• bt
• index
• performance
• benchmarking
• gap analysis
• lost opportunity
• energy consumption
• target
• engineering
• operator
• metrics

The objective of this thesis is to create a monitoring and reporting system of the energy performances of an oil refinery.
This has to be compact, effective and easy to understand.
The purpose is to show this model to KBC customers as a demonstration of the potential benefits arising from the resolutions of some of the most typical problems related to the high energy consumption of a plant.
The report will be used by KBC to show clients the benefits of implementing KBC best practices on an hypothetical refinery running with non optimised operations.
A static model was created on ppt, and this was later developed into a dynamic demo.

The model is organised in a form of a hierarchical structure: at the top there is the “site” level, then there is the “units” level and at the base the “equipments” level.
Each item has a screenshot in the demo.
Each screenshot will contain energy performance parameters of interest in a management, engineering and operational levels. These parameters will be hereafter referred to as “metrics”.

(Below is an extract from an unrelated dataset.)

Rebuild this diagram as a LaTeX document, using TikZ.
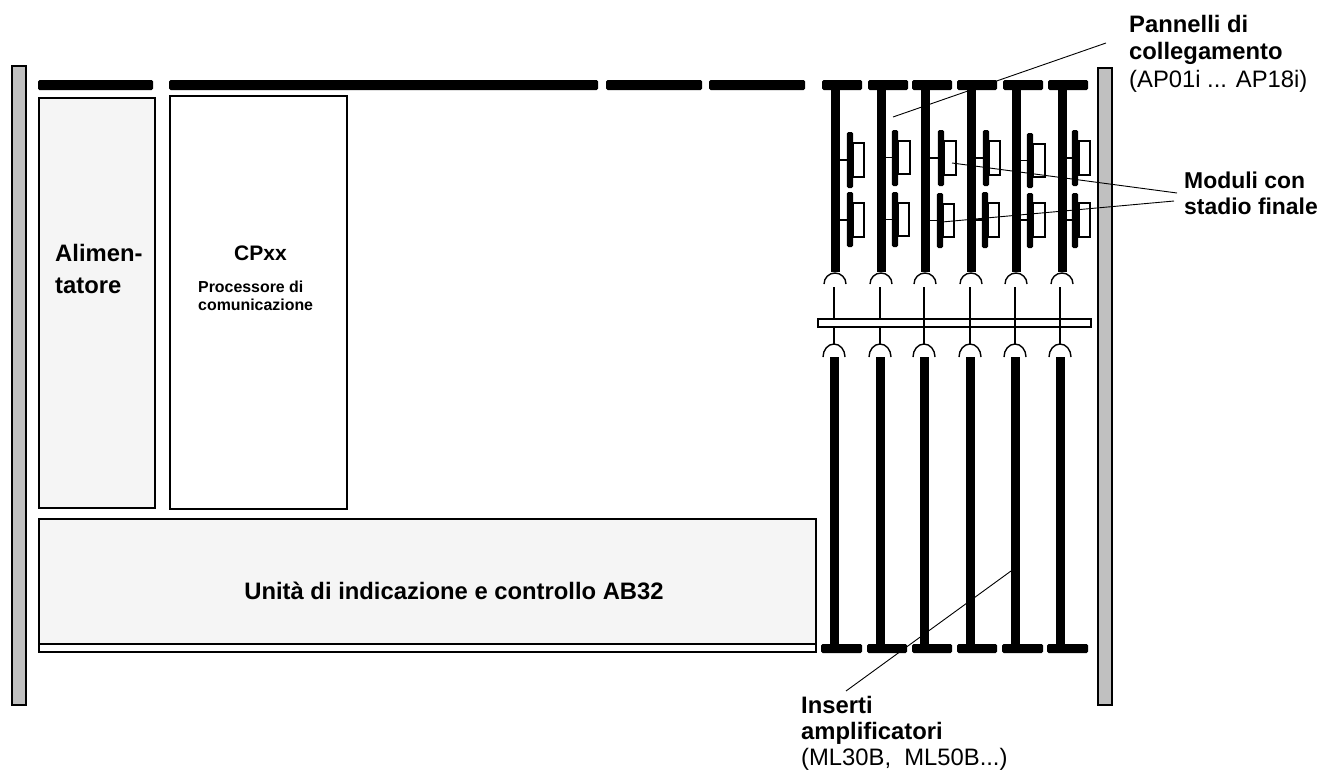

The model that will result on the excel interface contains one months’ hourly data. All the items, from graphs to the values, are up to date dynamic in function of the selected date.
The developed model will be used from KBC to tell a “story” of the plant. The goal of that model is to simulate the actual operation of a refinery, modifying some data in order to show the customer the potential benefits arising from changes to the most energy consuming metrics of the process.
These benefits are displayed for the particular equipment. Rising in the hierarchy the impact on individual units can be seen and then further the effect on the entire site performance.
The data have been put together from real plant data, suitably modified so as to be anonymized and have been further manipulated to illustrate the benefits of operating under improved conditions.
As specified above, the correlations at the base of the model have been obtained through the use of various tools provided by KBC, including PetroSim™, HTRI™ and ProSteam™.
The metrics are substantially different in two basic categories: EIV and KPIs, the first (Energy Influencing Variables) are the variables directly influencing from the operators (eg: the level of O2 in the exhaust from a furnace), while the KPI (Key Performance Indicator) are still performance monitoring parameters but not directly influenced by the operators (eg: furnace efficiency).
The hierarchical structure of the energy performance display system comprises three levels:
• Site level
• Unit level (CDU, VDU, FCC, HDT. HDS, etc)
• Equipment level
Given the huge extension of the system, it has been chosen to focus only on two units: the CDU and the FCC, which are commonly considered the largest energy consumers in the system.
In addition of these, dominant importance for the energy consumption has the utility system.
In a similar way have been taken into account only some of the many metrics analyzed for the various units.